Além do custo das etiquetas, há toda a infraestrutura tecnológica e adaptações nas linhas de envase, importadores e em outros pontos de captura e registro de eventos. Para o PNRA funcionar, será necessário um sistema de TI capaz de processar centenas de milhões de registros, integrar-se com outros sistemas governamentais, além de garantir segurança cibernética e respeito à Lei Geral de Proteção de Dados (LGPD). Esses investimentos podem facilmente ultrapassar dezenas de milhões de reais, sem contar custos anuais de manutenção e treinamento de equipes — valores elevados para um governo que já enfrenta restrições orçamentárias, especialmente na Secretaria de Defesa Agropecuária e nos estados.

A dificuldade em regulamentar a Lei nº 14.785, sancionada em dezembro de 2023, expõe essas limitações do Mapa, que até o momento não desenvolveu o Sistema Unificado de Cadastro e Utilização de Agrotóxicos, destinado a integrar dados de receituários agronômicos, produtores, importadores, exportadores e órgãos de fiscalização. A nova lei estabeleceu prazo de até dezembro de 2024 para a implementação do Sistema Unificado de Informação, Petição e Avaliação Eletrônica (SISPA), que irá conectar Mapa, Anvisa e Ibama. Até o momento, os sistemas não têm previsão para lançamento.

Embora a rastreabilidade seja desejável e possa gerar ganhos reais para a sustentabilidade do agro, a forma como o governo está conduzindo o PNRA preocupa. Avançar na rastreabilidade é positivo, mas não pode significar custos desnecessários ou sobreposição de exigências que onerem a cadeia produtiva.

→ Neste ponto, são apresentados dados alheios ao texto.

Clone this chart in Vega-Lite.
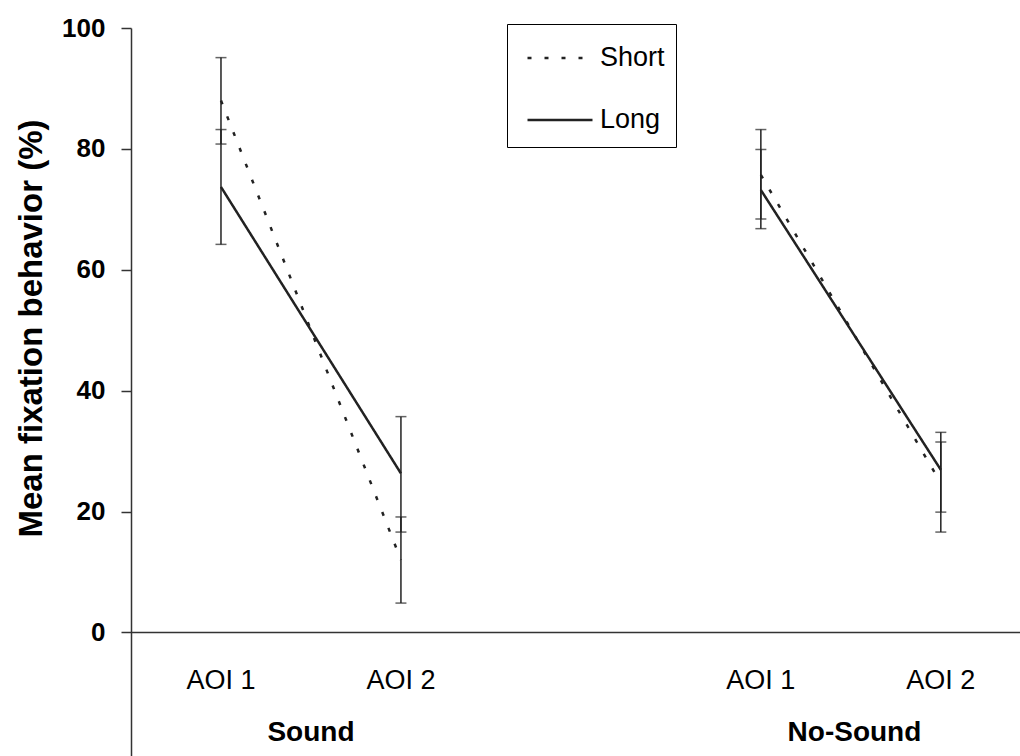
{
  "$schema": "https://vega.github.io/schema/vega-lite/v6.json",
  "width": 889,
  "height": 728,
  "autosize": {"type": "none"},
  "padding": {"left": 131, "top": 28, "right": 0, "bottom": 0},
  "background": "white",
  "config": {
    "view": {"stroke": null},
    "font": "Liberation Sans"
  },
  "datasets": {
    "means": [
      {"cond": "Sound", "aoi": "AOI 1", "pos": 1, "series": "Short", "mean": 88.0, "lo": 80.8, "hi": 95.1},
      {"cond": "Sound", "aoi": "AOI 1", "pos": 1, "series": "Long", "mean": 73.7, "lo": 64.2, "hi": 83.2},
      {"cond": "Sound", "aoi": "AOI 2", "pos": 2, "series": "Short", "mean": 12.0, "lo": 4.85, "hi": 19.1},
      {"cond": "Sound", "aoi": "AOI 2", "pos": 2, "series": "Long", "mean": 26.3, "lo": 16.6, "hi": 35.7},
      {"cond": "No-Sound", "aoi": "AOI 1", "pos": 4, "series": "Short", "mean": 75.7, "lo": 68.4, "hi": 83.2},
      {"cond": "No-Sound", "aoi": "AOI 1", "pos": 4, "series": "Long", "mean": 73.2, "lo": 66.8, "hi": 79.9},
      {"cond": "No-Sound", "aoi": "AOI 2", "pos": 5, "series": "Short", "mean": 24.7, "lo": 16.6, "hi": 31.5},
      {"cond": "No-Sound", "aoi": "AOI 2", "pos": 5, "series": "Long", "mean": 26.9, "lo": 19.9, "hi": 33.1}
    ],
    "aoiLabels": [
      {"pos": 1, "label": "AOI 1"},
      {"pos": 2, "label": "AOI 2"},
      {"pos": 4, "label": "AOI 1"},
      {"pos": 5, "label": "AOI 2"}
    ],
    "groupLabels": [
      {"pos": 1.5, "label": "Sound"},
      {"pos": 4.52, "label": "No-Sound"}
    ]
  },
  "layer": [
    {
      "data": {"values": [{}]},
      "mark": {"type": "rule", "color": "#333", "strokeWidth": 1.5},
      "encoding": {"y": {"datum": 0, "type": "quantitative", "scale": {"domain": [-20.45, 100], "nice": false, "zero": false}}}
    },
    {
      "data": {"name": "means"},
      "mark": {"type": "rule", "color": "#222", "strokeWidth": 1.5},
      "encoding": {
        "x": {"field": "pos", "type": "quantitative", "scale": {"domain": [0.5, 5.44], "nice": false, "zero": false}, "axis": null},
        "y": {"field": "lo", "type": "quantitative"},
        "y2": {"field": "hi"}
      }
    },
    {
      "data": {"name": "means"},
      "mark": {"type": "tick", "orient": "horizontal", "color": "#222", "size": 11, "thickness": 1.5},
      "encoding": {
        "x": {"field": "pos", "type": "quantitative"},
        "y": {"field": "lo", "type": "quantitative"}
      }
    },
    {
      "data": {"name": "means"},
      "mark": {"type": "tick", "orient": "horizontal", "color": "#222", "size": 11, "thickness": 1.5},
      "encoding": {
        "x": {"field": "pos", "type": "quantitative"},
        "y": {"field": "hi", "type": "quantitative"}
      }
    },
    {
      "data": {"name": "means"},
      "mark": {"type": "line", "color": "#222", "strokeWidth": 2.5},
      "encoding": {
        "x": {"field": "pos", "type": "quantitative"},
        "y": {
          "field": "mean", "type": "quantitative",
          "axis": {
            "values": [0, 20, 40, 60, 80, 100],
            "grid": false,
            "domainColor": "#333", "domainWidth": 1.5,
            "tickColor": "#333", "tickWidth": 1.5, "tickSize": 10,
            "labelFontSize": 26, "labelFontWeight": "bold", "labelColor": "black", "labelPadding": 16, "labelFont": "Liberation Sans",
            "title": "Mean fixation behavior (%)",
            "titleFontSize": 33, "titleFontWeight": "bold", "titleColor": "black", "titleFont": "Liberation Sans",
            "titleX": -90, "titleY": 300, "titleAngle": -90, "titleAlign": "center", "titleBaseline": "alphabetic"
          }
        },
        "detail": {"field": "cond"},
        "strokeDash": {
          "field": "series", "type": "nominal",
          "scale": {"domain": ["Short", "Long"], "range": [[4, 13], [1, 0]]},
          "legend": {
            "orient": "none", "legendX": 376, "legendY": -4,
            "title": "\u00a0", "titleOrient": "right", "titlePadding": 11, "titleFontSize": 14,
            "titleAnchor": "end", "titleBaseline": "top",
            "symbolType": "stroke", "symbolSize": 4225, "symbolStrokeWidth": 2.5, "symbolStrokeColor": "#222", "symbolOffset": 19,
            "labelFontSize": 27, "labelFont": "Liberation Sans", "labelColor": "black", "labelOffset": 6, "labelLimit": 0,
            "padding": 0, "rowPadding": 15, "strokeColor": "black", "fillColor": "white"
          }
        }
      }
    },
    {
      "data": {"name": "aoiLabels"},
      "mark": {"type": "text", "fontSize": 27, "color": "black", "baseline": "middle", "align": "center"},
      "encoding": {
        "x": {"field": "pos", "type": "quantitative"},
        "y": {"datum": -8},
        "text": {"field": "label"}
      }
    },
    {
      "data": {"name": "groupLabels"},
      "mark": {"type": "text", "fontSize": 28, "fontWeight": "bold", "color": "black", "baseline": "middle", "align": "center"},
      "encoding": {
        "x": {"field": "pos", "type": "quantitative"},
        "y": {"datum": -16.6},
        "text": {"field": "label"}
      }
    }
  ]
}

O agro brasileiro tem compromisso com a modernização. Mas, para que o PNRA seja bem-sucedido, precisa ser fruto de um compromisso setorial e planejamento realista. Implementar rastreabilidade em um país com a complexidade do Brasil é uma jornada longa, que pode levar mais de uma década. Se não for bem conduzido, corremos o risco de transformar a oportunidade de aumentar a competitividade do agro em mais um fator de insegurança regulatória, burocracia e custo extra para o setor produtivo.